With the images removed, repeat the data below exactly.
-- Given material start --
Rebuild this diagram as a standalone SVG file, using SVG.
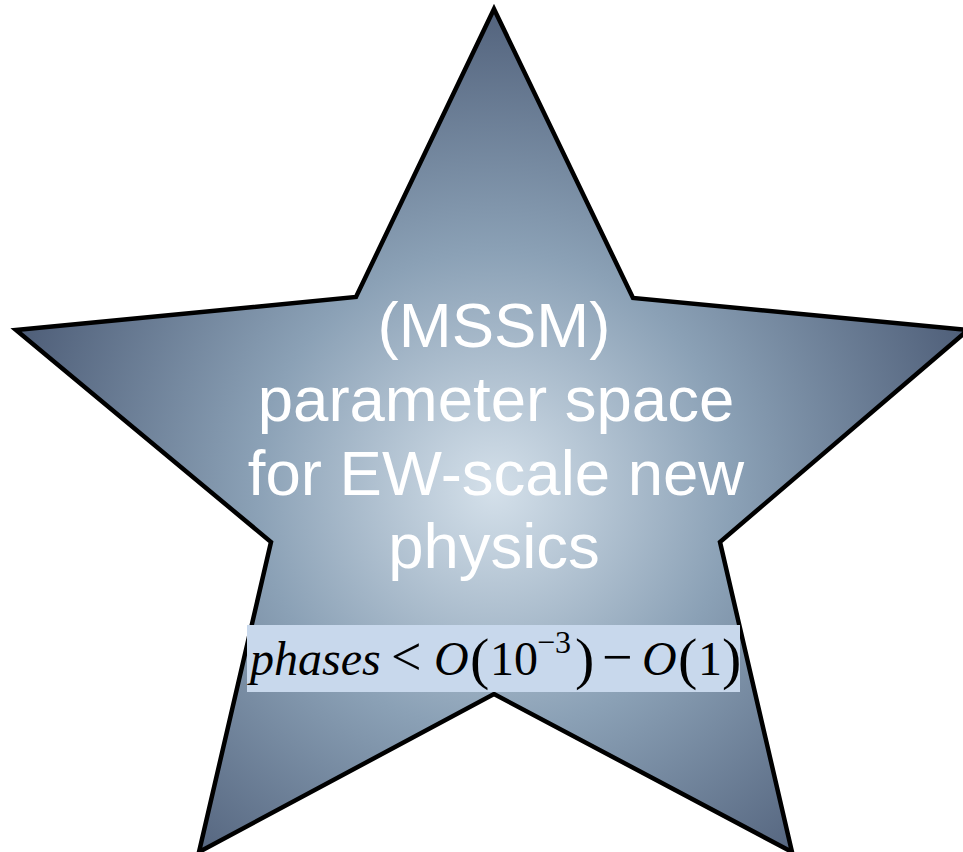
<svg xmlns="http://www.w3.org/2000/svg" width="963" height="852" viewBox="0 0 963 852">
<defs>
<radialGradient id="g" gradientUnits="userSpaceOnUse" cx="494" cy="490" r="530">
<stop offset="0" stop-color="#d4e0ea"/>
<stop offset="0.45" stop-color="#8ba1b6"/>
<stop offset="1" stop-color="#475671"/>
</radialGradient>
<style>
.t{font-family:"Liberation Sans",Arial,sans-serif;font-size:63.5px;fill:#ffffff;text-anchor:middle}
.m{font-family:"Liberation Serif","Times New Roman",serif;font-size:48px;fill:#000000}
.i{font-style:italic}
</style>
</defs>
<rect width="963" height="852" fill="#ffffff"/>
<g id="star">
<polygon points="494,9 633,298 968,330 720,542 792,852 494,694 199,852 271,542 16,330 356,297" fill="url(#g)" stroke="#000000" stroke-width="4.5" stroke-linejoin="miter"/>
<text class="t" x="494" y="347">(MSSM)</text>
<text class="t" x="496" y="421">parameter space</text>
<text class="t" x="496" y="495">for EW-scale new</text>
<text class="t" x="494" y="568">physics</text>
</g>
<g id="label">
<rect x="247" y="625" width="493" height="67" fill="#c8d8ec"/>
<text class="m" y="675"><tspan class="i" x="250">phases</tspan><tspan x="391" font-size="54">&lt;</tspan><tspan class="i" x="434">O</tspan><tspan x="470" font-size="58" dy="3">(</tspan><tspan x="490" dy="-3">10</tspan><tspan x="537" font-size="32" dy="-22">−3</tspan><tspan x="575" font-size="58" dy="25">)</tspan><tspan x="602" font-size="54" dy="-3">−</tspan><tspan class="i" x="642">O</tspan><tspan x="678" font-size="58" dy="3">(</tspan><tspan x="698" dy="-3">1</tspan><tspan x="722" font-size="58" dy="3">)</tspan></text>
</g>
</svg>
-- Given material end --
→ Exercise result
Rebuild this diagram as a standalone SVG file, using SVG.
<svg xmlns="http://www.w3.org/2000/svg" width="963" height="852" viewBox="0 0 963 852">
<defs>
<radialGradient id="g" gradientUnits="userSpaceOnUse" cx="494" cy="490" r="530">
<stop offset="0" stop-color="#d4e0ea"/>
<stop offset="0.45" stop-color="#8ba1b6"/>
<stop offset="1" stop-color="#475671"/>
</radialGradient>
<style>
.t{font-family:"Liberation Sans",Arial,sans-serif;font-size:63.5px;fill:#ffffff;text-anchor:middle}
.m{font-family:"Liberation Serif","Times New Roman",serif;font-size:48px;fill:#000000}
.i{font-style:italic}
</style>
</defs>
<rect width="963" height="852" fill="#ffffff"/>
<g id="star">
<polygon points="494,9 633,298 968,330 720,542 792,852 494,694 199,852 271,542 16,330 356,297" fill="url(#g)" stroke="#000000" stroke-width="4.5" stroke-linejoin="miter"/>
<text class="t" x="494" y="347">(MSSM)</text>
<text class="t" x="496" y="421">parameter space</text>
<text class="t" x="496" y="495">for EW-scale new</text>
<text class="t" x="494" y="568">physics</text>
</g>
<g id="label">
<rect x="247" y="625" width="493" height="67" fill="#c8d8ec"/>
<text class="m" y="675"><tspan class="i" x="250">phases</tspan><tspan x="391" font-size="54">&lt;</tspan><tspan class="i" x="434">O</tspan><tspan x="470" font-size="58" dy="3">(</tspan><tspan x="490" dy="-3">10</tspan><tspan x="537" font-size="32" dy="-22">−3</tspan><tspan x="575" font-size="58" dy="25">)</tspan><tspan x="602" font-size="54" dy="-3">−</tspan><tspan class="i" x="642">O</tspan><tspan x="678" font-size="58" dy="3">(</tspan><tspan x="698" dy="-3">1</tspan><tspan x="722" font-size="58" dy="3">)</tspan></text>
</g>
</svg>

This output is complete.